More recently, in a case that has been ongoing for years in France regarding the remuneration of press publishers for displaying extracts of their articles, photos, and videos on search results pages and in news services, Google agreed to negotiate payment in a transparent, objective, and non-discriminatory manner. If no agreement can be reached, the matter will be referred to an arbitration procedure. The French Competition Authority accepted these commitments and, thereby, acknowledged the benefits of arbitration. In other countries, similar arbitration mechanisms are even enshrined in the law: For example, in Germany, the act on copyright collecting societies foresees arbitration options to clarify remuneration issues, and in Australia, the News Media and Digital Platforms Mandatory Bargaining Code provides for compulsory final offer arbitration. With the rise of generative AI which also heavily relies on third-party content, I expect such remuneration setting arbitration mechanisms to gain even more importance.

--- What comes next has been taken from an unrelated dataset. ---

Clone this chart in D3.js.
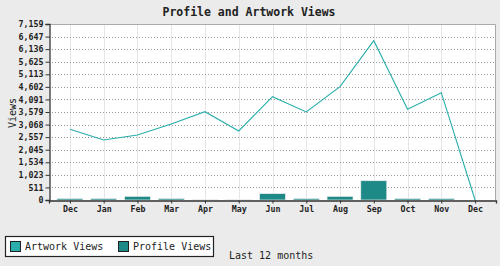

Are there any other considerations you would raise with antitrust lawyers?

Other forms of alternative dispute resolution, such as mediation or SCC Express, which do not result in a binding and enforceable award and thus do not replace court proceedings, do not face these same challenges as arbitration. As long as these ADR measures are not used for collusive purposes, such as illegal information exchange or forming anti-competitive agreements, they can be effectively employed in antitrust-related disputes.

Finally, the crucial consideration for the parties is to ensure the appointment of arbitrators who possess in-depth knowledge of antitrust law. This expertise is essential for resolving disputes that involve complex antitrust considerations.